Yes, it (carp) was bony.

My guess is that chub is not awful but if it were fabulous like yellow perch, the word would eventually get out and they would become popular. My dad used to chuck perch on the bank at Deer Creek until we tried them one time. Thats all it took and it never happened again. I don't think that happens with chub, at least with those I've encountered that tried them.

Give it a shot and tell us. Heck, maybe Goob even has a recipe.


----------



## backcountry (May 19, 2016)

Was curious about the same thing. Some of the native fish were prized in previous eras.
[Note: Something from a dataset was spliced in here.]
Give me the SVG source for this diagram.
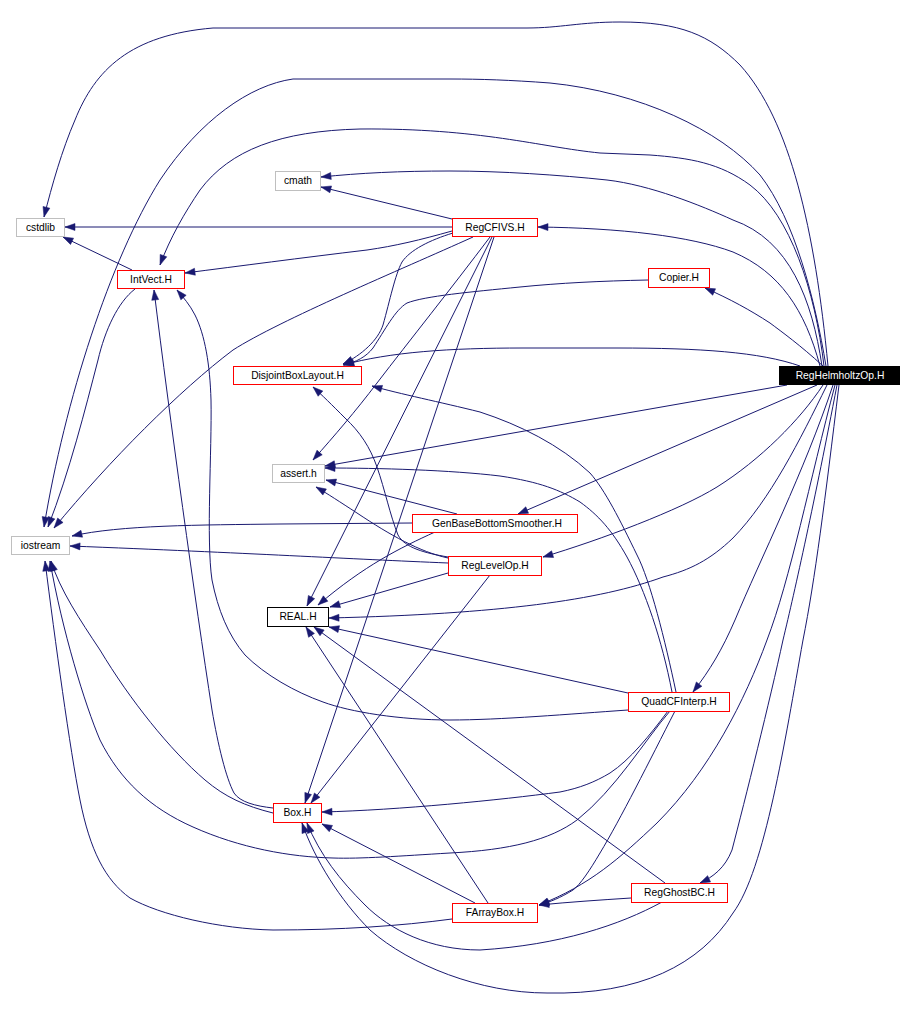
<svg xmlns="http://www.w3.org/2000/svg" width="912" height="1025" viewBox="0 0 912 1025">
<style>
.e{fill:none;stroke:#191970;stroke-width:1;marker-end:url(#a)}
.n rect{fill:#fff;stroke-width:1}
.r rect{stroke:#ff0000}
.g rect{stroke:#bfbfbf}
.k rect{stroke:#000}
text{font-family:"Liberation Sans",Arial,Helvetica,sans-serif;font-size:10.3px;text-anchor:middle;fill:#000}
</style>
<defs>
<marker id="a" markerUnits="userSpaceOnUse" markerWidth="10" markerHeight="8" refX="10" refY="4" orient="auto" overflow="visible">
<path d="M0,0.5 L10,4 L0,7.5 z" fill="#191970" stroke="#191970" stroke-width="0.5"/>
</marker>
</defs>
<rect width="912" height="1025" fill="#fff"/>
<g id="edges">
<!-- RegHelmholtzOp.H -->
<path class="e" d="M828,366 C815,230 790,120 740,65 C710,35 680,22 620,22 C580,22 560,28 527,28 L213,28 C130,35 95,70 75,120 C62,150 52,185 44,217"/>
<path class="e" d="M826,366 C815,300 795,220 760,175 C720,130 640,92 550,83 C510,80 480,79 450,79 L293,79 C250,85 200,120 160,180 C110,260 65,400 44,527"/>
<path class="e" d="M824,366 C815,290 790,215 750,185 C720,163 690,158 650,155 L600,153 C540,147 480,128 360,129 C280,131 230,150 200,190 C185,212 170,238 160,265"/>
<path class="e" d="M822,366 C812,300 790,240 733,220 C700,205 650,185 607,180 C560,175 500,171 450,171 C400,171 360,173 321,177"/>
<path class="e" d="M820,366 C805,310 780,272 733,252 C690,236 620,228 538,227"/>
<path class="e" d="M823,366 C800,345 782,332 770,323 C750,310 730,299 705,288"/>
<path class="e" d="M800,366 C760,352 700,348 617,348 L523,348 C450,348 390,352 343,365"/>
<path class="e" d="M787,385 L325,466"/>
<path class="e" d="M817,385 L518,514"/>
<path class="e" d="M823,385 C800,420 760,460 717,487 C680,510 600,540 543,557"/>
<path class="e" d="M827,385 C800,440 770,500 733,538 C710,560 690,570 663,577 C600,600 500,614 329,618"/>
<path class="e" d="M833,385 C805,470 760,560 735,620 C722,650 710,670 693,692"/>
<path class="e" d="M835,385 C810,480 790,580 767,640 C745,700 710,770 657,823 C620,858 590,885 539,905"/>
<path class="e" d="M837,385 C815,500 795,590 783,640 C770,700 745,800 732,850 C725,868 713,877 700,883"/>
<path class="e" d="M839,385 C825,500 815,580 803,640 C785,740 765,870 733,913 C700,965 640,995 547,993 C480,993 410,965 370,930 C340,900 315,860 302,823"/>
<!-- RegCFIVS.H -->
<path class="e" d="M452,219 L321,187"/>
<path class="e" d="M452,227 L65,227"/>
<path class="e" d="M452,231 C420,240 395,246 367,250 C300,258 240,266 185,273"/>
<path class="e" d="M453,233 C430,240 410,250 402,262 C395,275 390,300 383,325 C378,340 362,355 343,364"/>
<path class="e" d="M473,237 C400,270 280,320 233,350 C180,390 110,460 54,528"/>
<path class="e" d="M490,237 C450,290 410,340 377,383 C355,412 335,435 313,460"/>
<path class="e" d="M492,237 L307,606"/>
<path class="e" d="M494,237 L305,803"/>
<!-- Copier.H -->
<path class="e" d="M648,280 C600,281 560,283 520,287 C470,292 425,296 407,303 C395,310 385,330 373,348 C366,357 356,362 344,365"/>
<!-- IntVect.H -->
<path class="e" d="M132,270 L63,237"/>
<path class="e" d="M135,289 C118,302 105,330 98,360 C85,410 70,470 48,527"/>
<!-- Box.H -->
<path class="e" d="M273,808 C255,806 240,802 234,793 C226,778 218,745 212,710 C195,600 170,420 154,290"/>
<path class="e" d="M273,813 C245,806 225,797 205,780 C170,750 130,700 100,650 C80,620 60,590 51,561"/>
<!-- GenBaseBottomSmoother.H -->
<path class="e" d="M412,523 L280,524 C200,525 120,525 72,536"/>
<path class="e" d="M457,514 L326,480"/>
<path class="e" d="M435,532 C400,548 365,565 318,605"/>
<!-- RegLevelOp.H -->
<path class="e" d="M448,563 C350,559 250,553 70,546"/>
<path class="e" d="M448,558 C420,552 390,535 357,513 C340,502 328,494 316,487"/>
<path class="e" d="M448,557 C425,553 405,548 398,535 C390,515 385,490 377,467 C370,447 360,432 345,418 C332,405 322,395 313,387"/>
<path class="e" d="M448,573 L330,607"/>
<path class="e" d="M490,575 L311,803"/>
<!-- QuadCFInterp.H -->
<path class="e" d="M676,692 C665,640 650,580 637,555 C620,520 605,490 590,473 C560,445 520,425 480,412 C440,402 400,394 372,386"/>
<path class="e" d="M672,692 C662,640 645,590 627,557 C612,530 598,515 580,502 C560,490 540,482 500,476 C450,470 380,468 325,468"/>
<path class="e" d="M628,693 L329,627"/>
<path class="e" d="M628,710 C570,714 500,720 450,720 C400,720 350,712 323,702 C295,692 265,675 245,655 C228,635 218,610 212,580 C206,540 212,450 211,400 C210,365 205,335 195,315 C190,305 183,297 177,290"/>
<path class="e" d="M668,711 C650,735 630,760 610,773 C595,782 580,788 560,792 C500,800 400,810 322,812"/>
<path class="e" d="M670,711 C645,740 615,790 577,820 C550,840 510,850 450,853 C400,856 360,859 333,858 C290,857 240,848 193,827 C150,808 120,780 100,740 C85,705 62,630 50,561"/>
<path class="e" d="M675,711 C650,760 620,820 600,853 C590,870 580,885 573,890 C560,898 550,902 539,905"/>
<!-- RegGhostBC.H -->
<path class="e" d="M631,898 C600,900 570,902 539,905"/>
<path class="e" d="M665,883 L314,627"/>
<path class="e" d="M662,902 C620,925 560,945 480,950 C430,950 390,930 365,905 C340,880 320,855 307,823"/>
<!-- FArrayBox.H -->
<path class="e" d="M452,919 C400,926 340,930 273,930 C220,929 160,915 130,898 C105,880 90,850 80,800 C70,750 55,640 45,561"/>
<path class="e" d="M488,903 L306,627"/>
<path class="e" d="M475,903 L322,824"/>
</g>
<g id="n_cstdlib" class="n g"><rect x="16.5" y="218.5" width="48" height="18"/><text x="40.5" y="231">cstdlib</text></g>
<g id="n_cmath" class="n g"><rect x="275.5" y="171.5" width="45" height="19"/><text x="298" y="184">cmath</text></g>
<g id="n_IntVect" class="n r"><rect x="117.5" y="270.5" width="67" height="18"/><text x="151" y="283">IntVect.H</text></g>
<g id="n_RegCFIVS" class="n r"><rect x="452.5" y="218.5" width="85" height="18"/><text x="495" y="231">RegCFIVS.H</text></g>
<g id="n_Copier" class="n r"><rect x="648.5" y="268.5" width="61" height="19"/><text x="679" y="281">Copier.H</text></g>
<g id="n_DisjointBoxLayout" class="n r"><rect x="233.5" y="366.5" width="128" height="18"/><text x="297.5" y="379">DisjointBoxLayout.H</text></g>
<g id="n_RegHelmholtzOp"><rect x="779" y="366" width="121" height="19" fill="#000"/><text x="840" y="379" fill="#fff" style="fill:#fff">RegHelmholtzOp.H</text></g>
<g id="n_assert" class="n g"><rect x="272.5" y="464.5" width="52" height="18"/><text x="298.5" y="477">assert.h</text></g>
<g id="n_iostream" class="n g"><rect x="11.5" y="536.5" width="58" height="18"/><text x="40.5" y="549">iostream</text></g>
<g id="n_GenBaseBottomSmoother" class="n r"><rect x="412.5" y="514.5" width="165" height="18"/><text x="497" y="527">GenBaseBottomSmoother.H</text></g>
<g id="n_RegLevelOp" class="n r"><rect x="448.5" y="556.5" width="93" height="19"/><text x="495" y="569">RegLevelOp.H</text></g>
<g id="n_REAL" class="n k"><rect x="267.5" y="607.5" width="61" height="19"/><text x="298" y="620">REAL.H</text></g>
<g id="n_QuadCFInterp" class="n r"><rect x="628.5" y="692.5" width="101" height="19"/><text x="679" y="705">QuadCFInterp.H</text></g>
<g id="n_Box" class="n r"><rect x="273.5" y="803.5" width="48" height="19"/><text x="297.5" y="816">Box.H</text></g>
<g id="n_RegGhostBC" class="n r"><rect x="631.5" y="883.5" width="96" height="19"/><text x="679.5" y="896">RegGhostBC.H</text></g>
<g id="n_FArrayBox" class="n r"><rect x="452.5" y="903.5" width="85" height="19"/><text x="495" y="916">FArrayBox.H</text></g>
</svg>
Carp is a great example. Often despised in the US but actually loved in many Western countries and if remember correctly was actually introduced in many US waterways as a sport fish for consumption.

A quick search popped up this blog:

https://wildforage.wordpress.com/tag/utah-chub/

Author claims they taste good smoked or in fish tacos. Says they have a classic mild, white fish flavor and actually aren't that hard to debone.

I might give it a try myself since they also dominate a few local lakes. Worse case is they become ice fishing bait. Just trying to use more wild sources of food.


----------



## Kwalk3 (Jun 21, 2012)

I can't comment on the Utah Chub and it's edibility. Mountain Whitefish are plentiful in many rivers locally, and they are phenomenal table fare when smoked. They are bony, but the bones are relatively easy to remove.

I've only ever used Chubs and Carp to catch catfish, which are delicious.


----------



## wagdog (Jan 6, 2009)

I have eaten Utah chubs. I smoked some. They were ok. I put it into the same category as I do jackrabbits. Do I eat them? Sure. Are there better fish/game animals to eat? Yep. I'd rather eat yellow perch, catfish, bass, crappie, etc. over a chub. As was mentioned, they make great bait so you can catch a better tasting (in my opinion) gamefish.


----------